* BEGIN *

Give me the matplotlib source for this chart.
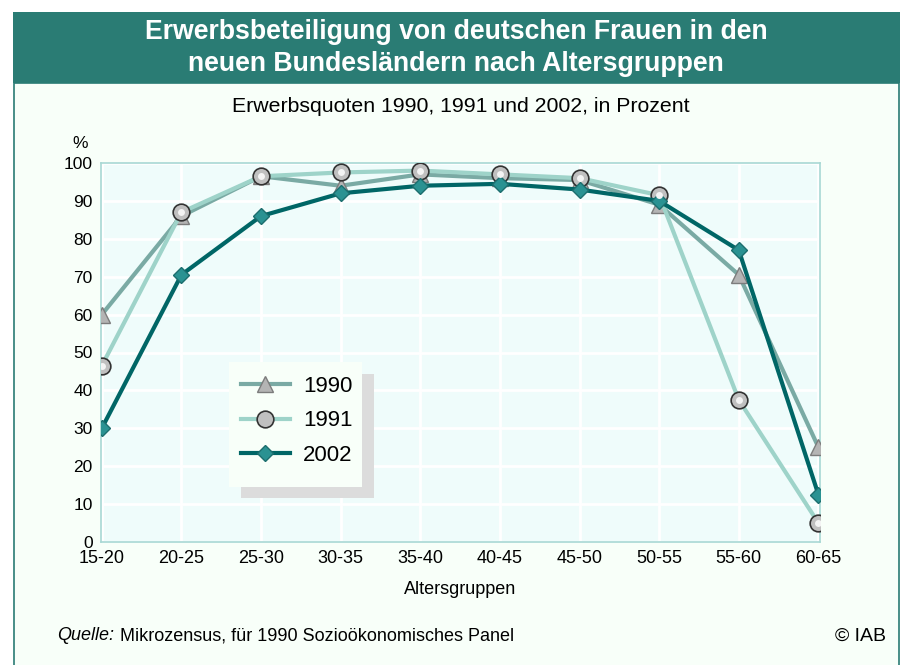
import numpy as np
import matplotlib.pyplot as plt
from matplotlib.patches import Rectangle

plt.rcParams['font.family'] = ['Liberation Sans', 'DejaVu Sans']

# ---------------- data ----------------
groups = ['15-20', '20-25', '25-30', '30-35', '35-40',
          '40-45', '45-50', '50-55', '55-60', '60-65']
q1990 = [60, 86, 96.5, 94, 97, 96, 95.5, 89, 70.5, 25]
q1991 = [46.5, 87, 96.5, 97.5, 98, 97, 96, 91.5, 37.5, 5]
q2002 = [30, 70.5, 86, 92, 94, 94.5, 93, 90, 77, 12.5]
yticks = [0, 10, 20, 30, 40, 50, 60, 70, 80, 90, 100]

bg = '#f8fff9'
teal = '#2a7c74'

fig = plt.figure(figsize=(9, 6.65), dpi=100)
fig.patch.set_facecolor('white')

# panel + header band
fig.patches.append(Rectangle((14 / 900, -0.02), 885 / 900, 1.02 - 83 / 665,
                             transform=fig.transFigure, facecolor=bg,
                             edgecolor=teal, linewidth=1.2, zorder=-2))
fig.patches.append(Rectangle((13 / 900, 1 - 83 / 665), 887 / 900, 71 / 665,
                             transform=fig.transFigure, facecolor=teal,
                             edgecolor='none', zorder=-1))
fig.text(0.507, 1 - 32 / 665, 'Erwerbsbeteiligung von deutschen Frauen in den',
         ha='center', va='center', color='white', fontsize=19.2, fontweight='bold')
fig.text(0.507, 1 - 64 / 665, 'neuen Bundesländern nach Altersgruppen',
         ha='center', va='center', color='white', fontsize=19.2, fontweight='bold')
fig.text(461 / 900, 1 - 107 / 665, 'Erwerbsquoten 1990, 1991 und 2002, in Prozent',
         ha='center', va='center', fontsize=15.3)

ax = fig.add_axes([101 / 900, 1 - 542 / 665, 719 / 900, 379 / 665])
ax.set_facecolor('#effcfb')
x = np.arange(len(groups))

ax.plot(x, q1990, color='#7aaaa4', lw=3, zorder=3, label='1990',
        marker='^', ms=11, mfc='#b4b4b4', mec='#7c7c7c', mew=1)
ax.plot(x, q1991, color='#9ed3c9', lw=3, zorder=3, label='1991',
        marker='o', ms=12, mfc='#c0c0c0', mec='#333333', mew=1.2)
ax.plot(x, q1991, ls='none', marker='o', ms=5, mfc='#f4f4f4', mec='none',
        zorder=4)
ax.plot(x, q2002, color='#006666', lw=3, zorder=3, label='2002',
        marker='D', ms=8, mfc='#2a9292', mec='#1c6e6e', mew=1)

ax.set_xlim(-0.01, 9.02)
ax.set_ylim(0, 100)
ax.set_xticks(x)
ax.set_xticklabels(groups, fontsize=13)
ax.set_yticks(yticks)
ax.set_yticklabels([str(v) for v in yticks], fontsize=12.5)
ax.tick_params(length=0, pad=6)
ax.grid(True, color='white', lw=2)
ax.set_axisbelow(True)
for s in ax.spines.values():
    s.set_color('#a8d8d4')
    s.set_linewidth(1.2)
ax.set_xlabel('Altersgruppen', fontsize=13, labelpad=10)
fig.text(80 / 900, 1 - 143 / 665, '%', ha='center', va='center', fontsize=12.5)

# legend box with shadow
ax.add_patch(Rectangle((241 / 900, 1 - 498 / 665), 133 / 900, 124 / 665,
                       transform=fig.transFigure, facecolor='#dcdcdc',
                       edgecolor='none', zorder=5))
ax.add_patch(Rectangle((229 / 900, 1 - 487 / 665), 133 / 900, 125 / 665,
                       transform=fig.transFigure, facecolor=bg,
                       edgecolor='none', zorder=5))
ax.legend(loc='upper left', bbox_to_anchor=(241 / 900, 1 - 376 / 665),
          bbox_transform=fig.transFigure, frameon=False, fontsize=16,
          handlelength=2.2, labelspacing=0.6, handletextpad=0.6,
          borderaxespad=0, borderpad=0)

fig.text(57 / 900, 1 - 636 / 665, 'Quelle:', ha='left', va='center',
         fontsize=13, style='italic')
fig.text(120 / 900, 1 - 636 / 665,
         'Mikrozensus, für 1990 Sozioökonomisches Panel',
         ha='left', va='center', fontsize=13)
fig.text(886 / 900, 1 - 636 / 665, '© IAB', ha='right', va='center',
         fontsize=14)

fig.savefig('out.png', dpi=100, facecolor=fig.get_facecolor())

* END *

* PROBLEM REQUIREMENTS
Pictures excluded, repeat exactly the lines from the top of the material through the line with "plt.rcParams['font.family'] = ['Liberation", including both of those lines.

* ANSWER TO THE EXERCISE
Give me the matplotlib source for this chart.
import numpy as np
import matplotlib.pyplot as plt
from matplotlib.patches import Rectangle

plt.rcParams['font.family'] = ['Liberation Sans', 'DejaVu Sans']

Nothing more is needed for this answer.